Au même instant, tous les présentateurs régionaux du pays agissent de même. Le présentateur de la capitale déclenche le signal horaire qui fait fonctionner les cinq tops, lesquels sont diffusés ainsi par tous les émetteurs de l’État. Au même moment où il déclenche le signal horaire, le présentateur du studio de la capitale pousse sur le bouton qui commande le réseau. Des dizaines de voyants s’allument, indiquant que la liaison est établie entre les diverses stations émettrices : nationales, régionales et inter-États.
Suivent alors les “trois secondes de silence”.
Jusqu’à ce moment, les présentateurs dans les capitales sont en train d’écouter la voix du présentateur du studio central. Après avoir entendu le signal horaire émis par ce studio, ils arrêtent leur propre signal et font fonctionner le mécanisme qui relie le studio central à leur studio.
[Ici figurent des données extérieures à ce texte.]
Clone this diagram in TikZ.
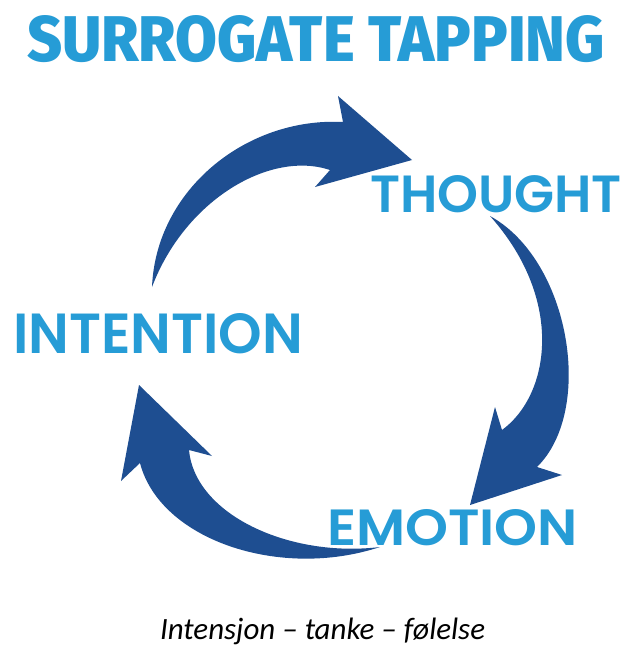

Cela veut dire que le studio central à Sydney est relié aux émetteurs les plus reculés du pays (à l’exception de ceux de l’Australie-Occidentale) au moyen de câbles, des studios des capitales des États, des centres de contrôle et de vérification, et des studios régionaux.
Le présentateur du studio central fait fonctionner un autre mécanisme, et trois secondes après le dernier top les premières notes de la fanfare qui annoncent les informations retentissent à travers le pays.
L’activité qui se déploie pendant les “trois secondes de silence” exige donc des milliers de kilomètres de câbles, des centaines d’amplificateurs et la collaboration de plusieurs dizaines d’hommes.